:: Exercise description ::
Starting at the top of the entries, restate word for word each line up to and including the one with "art.set_clip_on(False)".

:: Given information ::
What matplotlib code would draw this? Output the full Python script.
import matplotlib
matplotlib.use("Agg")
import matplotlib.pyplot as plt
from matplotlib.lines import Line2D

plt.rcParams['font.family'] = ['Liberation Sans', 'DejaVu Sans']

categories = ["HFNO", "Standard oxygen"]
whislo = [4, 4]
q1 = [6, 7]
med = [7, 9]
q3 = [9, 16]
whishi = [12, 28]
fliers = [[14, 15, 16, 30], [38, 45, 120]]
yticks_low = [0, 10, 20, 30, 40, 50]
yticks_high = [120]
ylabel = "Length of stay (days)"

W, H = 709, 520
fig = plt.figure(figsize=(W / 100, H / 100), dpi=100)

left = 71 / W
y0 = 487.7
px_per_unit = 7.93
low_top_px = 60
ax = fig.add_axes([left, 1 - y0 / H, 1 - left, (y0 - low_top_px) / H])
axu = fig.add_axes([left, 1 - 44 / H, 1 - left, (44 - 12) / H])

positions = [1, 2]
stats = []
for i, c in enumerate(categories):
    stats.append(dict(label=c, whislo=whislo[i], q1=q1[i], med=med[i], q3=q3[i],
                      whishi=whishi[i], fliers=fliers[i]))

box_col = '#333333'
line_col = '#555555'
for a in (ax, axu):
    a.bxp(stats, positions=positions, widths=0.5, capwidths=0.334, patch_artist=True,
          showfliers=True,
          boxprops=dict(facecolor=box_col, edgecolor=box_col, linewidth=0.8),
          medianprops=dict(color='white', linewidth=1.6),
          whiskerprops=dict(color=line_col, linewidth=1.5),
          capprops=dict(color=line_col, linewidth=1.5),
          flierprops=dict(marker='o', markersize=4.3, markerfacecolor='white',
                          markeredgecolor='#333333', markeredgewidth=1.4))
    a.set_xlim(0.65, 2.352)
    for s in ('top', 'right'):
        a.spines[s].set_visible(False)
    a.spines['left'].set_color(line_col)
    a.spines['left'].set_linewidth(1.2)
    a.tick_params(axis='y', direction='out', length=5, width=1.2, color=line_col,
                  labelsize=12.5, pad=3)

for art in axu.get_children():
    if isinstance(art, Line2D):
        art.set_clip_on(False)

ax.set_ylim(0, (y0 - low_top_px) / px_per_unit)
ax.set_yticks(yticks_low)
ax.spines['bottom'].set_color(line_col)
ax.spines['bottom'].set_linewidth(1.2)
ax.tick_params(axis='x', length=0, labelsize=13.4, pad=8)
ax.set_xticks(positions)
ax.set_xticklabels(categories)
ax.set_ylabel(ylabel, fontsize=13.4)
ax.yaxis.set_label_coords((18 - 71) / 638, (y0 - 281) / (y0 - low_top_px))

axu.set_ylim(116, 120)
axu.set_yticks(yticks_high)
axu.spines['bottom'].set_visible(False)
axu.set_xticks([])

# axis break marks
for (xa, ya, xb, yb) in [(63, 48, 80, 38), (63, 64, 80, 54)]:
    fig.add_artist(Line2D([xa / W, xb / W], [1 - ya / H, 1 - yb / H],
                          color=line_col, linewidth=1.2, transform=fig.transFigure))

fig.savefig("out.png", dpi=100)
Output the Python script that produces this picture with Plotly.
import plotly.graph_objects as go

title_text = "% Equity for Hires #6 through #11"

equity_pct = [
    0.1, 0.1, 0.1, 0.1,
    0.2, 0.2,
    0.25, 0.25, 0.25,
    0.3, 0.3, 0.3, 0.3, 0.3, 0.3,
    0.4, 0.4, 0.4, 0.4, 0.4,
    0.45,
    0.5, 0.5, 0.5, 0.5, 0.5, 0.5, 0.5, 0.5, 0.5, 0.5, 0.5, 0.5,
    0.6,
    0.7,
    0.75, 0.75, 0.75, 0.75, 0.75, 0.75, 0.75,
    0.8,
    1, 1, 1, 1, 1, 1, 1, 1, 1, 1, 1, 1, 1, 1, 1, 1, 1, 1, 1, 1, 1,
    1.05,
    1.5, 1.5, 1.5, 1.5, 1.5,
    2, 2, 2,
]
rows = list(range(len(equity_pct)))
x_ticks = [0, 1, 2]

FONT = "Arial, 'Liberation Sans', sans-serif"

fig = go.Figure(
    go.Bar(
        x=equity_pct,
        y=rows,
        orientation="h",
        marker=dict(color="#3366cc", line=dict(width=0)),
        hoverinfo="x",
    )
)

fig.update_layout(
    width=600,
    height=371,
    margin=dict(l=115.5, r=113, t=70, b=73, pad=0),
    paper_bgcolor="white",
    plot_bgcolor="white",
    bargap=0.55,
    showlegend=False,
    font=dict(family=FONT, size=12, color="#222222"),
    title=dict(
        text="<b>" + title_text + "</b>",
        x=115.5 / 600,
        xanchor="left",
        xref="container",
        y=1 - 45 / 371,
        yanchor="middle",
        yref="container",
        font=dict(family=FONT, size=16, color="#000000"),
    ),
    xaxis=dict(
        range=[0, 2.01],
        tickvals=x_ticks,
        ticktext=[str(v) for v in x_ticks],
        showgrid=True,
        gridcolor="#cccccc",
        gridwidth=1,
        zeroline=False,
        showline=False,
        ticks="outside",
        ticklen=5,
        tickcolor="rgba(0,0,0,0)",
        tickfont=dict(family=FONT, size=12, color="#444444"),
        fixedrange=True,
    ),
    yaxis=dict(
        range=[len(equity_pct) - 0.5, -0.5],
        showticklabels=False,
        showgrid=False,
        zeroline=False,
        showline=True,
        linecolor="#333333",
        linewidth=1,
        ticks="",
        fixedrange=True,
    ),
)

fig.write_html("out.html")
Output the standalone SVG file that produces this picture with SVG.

:: Response to this task ::
What matplotlib code would draw this? Output the full Python script.
import matplotlib
matplotlib.use("Agg")
import matplotlib.pyplot as plt
from matplotlib.lines import Line2D

plt.rcParams['font.family'] = ['Liberation Sans', 'DejaVu Sans']

categories = ["HFNO", "Standard oxygen"]
whislo = [4, 4]
q1 = [6, 7]
med = [7, 9]
q3 = [9, 16]
whishi = [12, 28]
fliers = [[14, 15, 16, 30], [38, 45, 120]]
yticks_low = [0, 10, 20, 30, 40, 50]
yticks_high = [120]
ylabel = "Length of stay (days)"

W, H = 709, 520
fig = plt.figure(figsize=(W / 100, H / 100), dpi=100)

left = 71 / W
y0 = 487.7
px_per_unit = 7.93
low_top_px = 60
ax = fig.add_axes([left, 1 - y0 / H, 1 - left, (y0 - low_top_px) / H])
axu = fig.add_axes([left, 1 - 44 / H, 1 - left, (44 - 12) / H])

positions = [1, 2]
stats = []
for i, c in enumerate(categories):
    stats.append(dict(label=c, whislo=whislo[i], q1=q1[i], med=med[i], q3=q3[i],
                      whishi=whishi[i], fliers=fliers[i]))

box_col = '#333333'
line_col = '#555555'
for a in (ax, axu):
    a.bxp(stats, positions=positions, widths=0.5, capwidths=0.334, patch_artist=True,
          showfliers=True,
          boxprops=dict(facecolor=box_col, edgecolor=box_col, linewidth=0.8),
          medianprops=dict(color='white', linewidth=1.6),
          whiskerprops=dict(color=line_col, linewidth=1.5),
          capprops=dict(color=line_col, linewidth=1.5),
          flierprops=dict(marker='o', markersize=4.3, markerfacecolor='white',
                          markeredgecolor='#333333', markeredgewidth=1.4))
    a.set_xlim(0.65, 2.352)
    for s in ('top', 'right'):
        a.spines[s].set_visible(False)
    a.spines['left'].set_color(line_col)
    a.spines['left'].set_linewidth(1.2)
    a.tick_params(axis='y', direction='out', length=5, width=1.2, color=line_col,
                  labelsize=12.5, pad=3)

for art in axu.get_children():
    if isinstance(art, Line2D):
        art.set_clip_on(False)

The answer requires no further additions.